Mega Transport Infrastructure Planning

Based on the work of Poly5, or the Mediterranean Corridor, mega-transport infrastructure project, this ground-breaking reference explains how and why traditional top-down government-defined transport planning policies are failing, due to their tendency to eschew acknowledgement of profoundly multifarious local and regional issues. The authors use cognitive reports from the Mediterranean Corridor experience as a learning platform, unpacking the tangled sources of the challenges faced to find firm ground from which to embark upon future projects. They propose the replacement of the current fragmented and unbalanced implementation efforts across various territories with a bottom-up, holistic, inclusive approach in which individual territories and regions have buy-in from the outset, a chance to bring their strengths to bear on the broader infrastructural planning, an ongoing communication channel to report and tackle difficulties and clear, strategic directives to drive sustainable future growth of environmentally desirable and practical mega-transport systems.

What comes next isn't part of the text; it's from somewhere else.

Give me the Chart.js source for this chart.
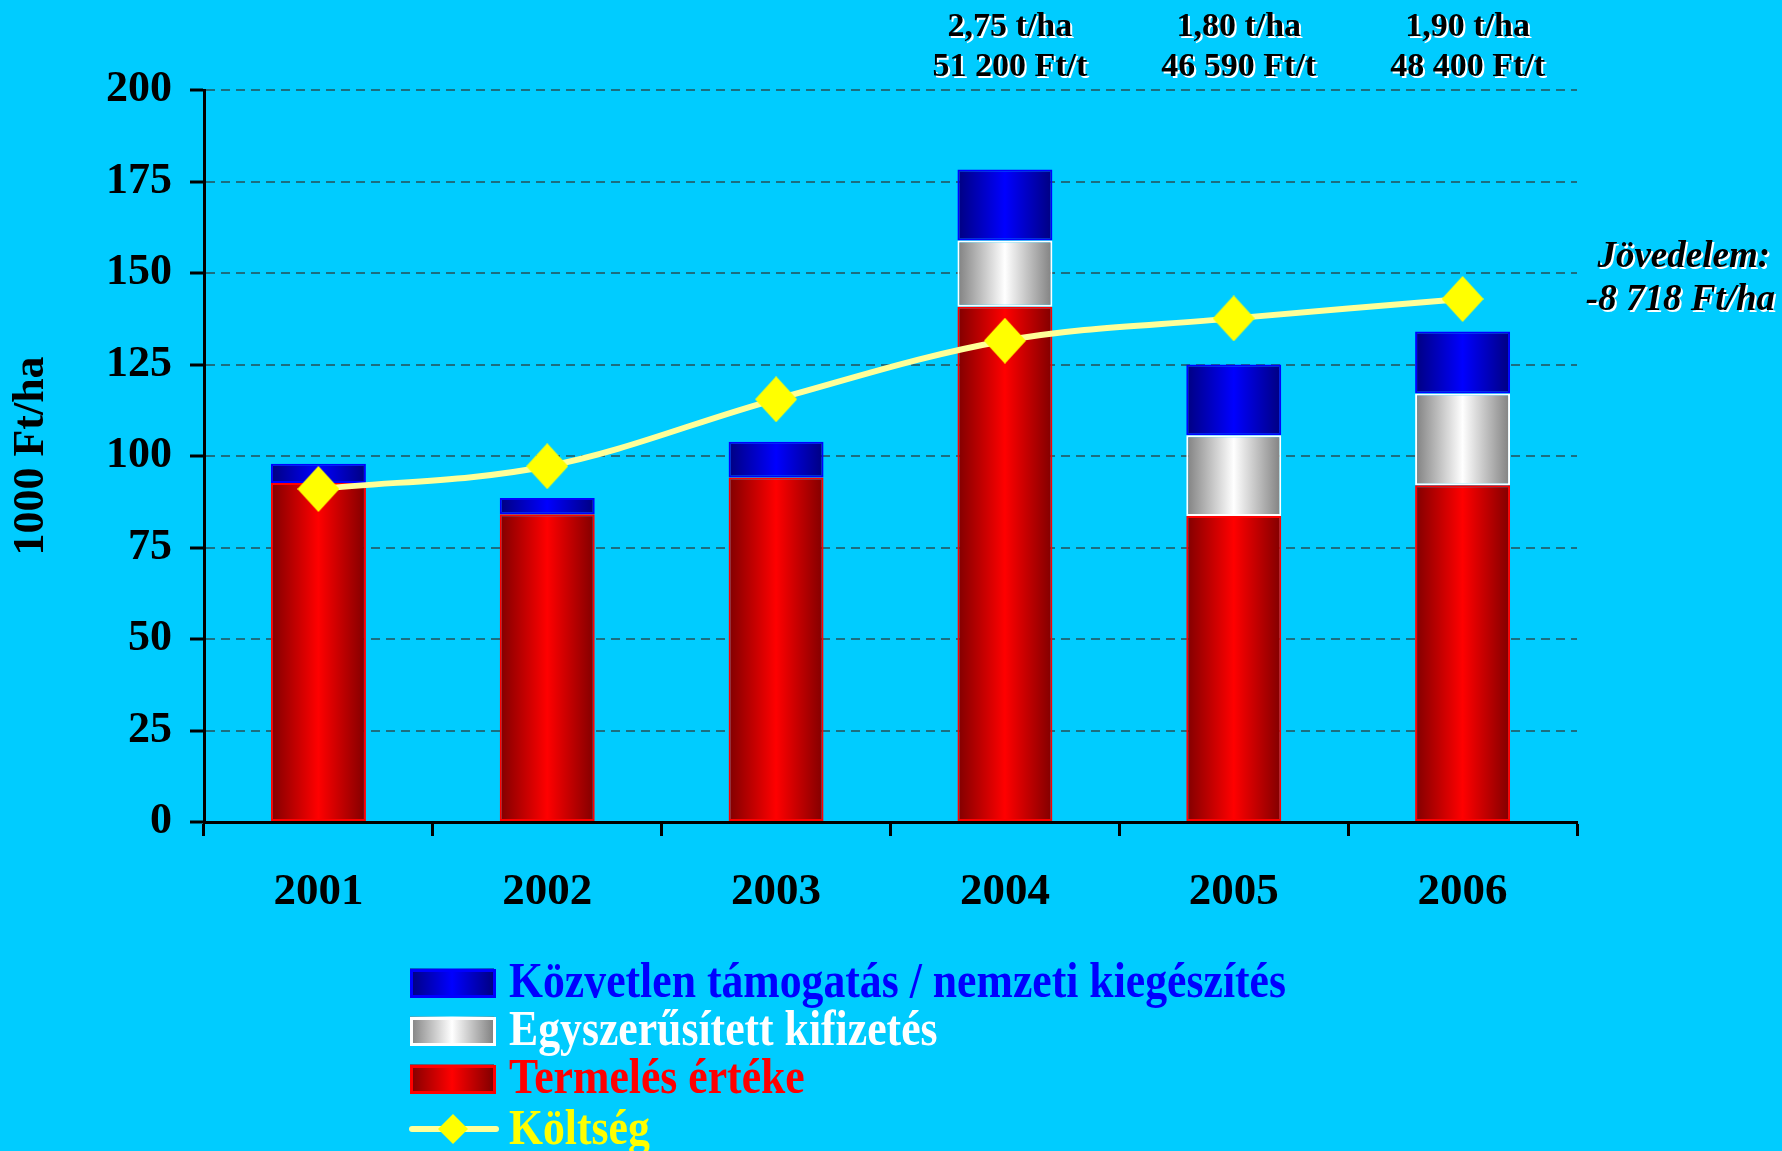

Dr. Sandro Fabbro is Associate Professor of Territorial Planning in the Department of Civil Engineering and Architecture at the University of Udine. Throughout his tenures as Visiting Professor at Northeastern University and the Global Urban Research Unit within the University of Newcastle's School of Architecture, Planning and Landscape, he conducted research on regional planning at the strategic and regulative levels. He promoted SPHERA (Spatial Planning Harmonization for the European  Regional Administrations) a research network of five Italian universities in charge of a 'Research Program of National Interest' for the Italian Ministry of  Research and University and he is currently President of the National Commission for Infrastructural Policies of the Italian Istituto Nazionale di Urbanistica. Dr. Fabbro is author of more than one hundred publications in international books and journals. He is a member of the Association of the European Schools of Planning (AESOP) and is often an invited speaker at its annual conferences.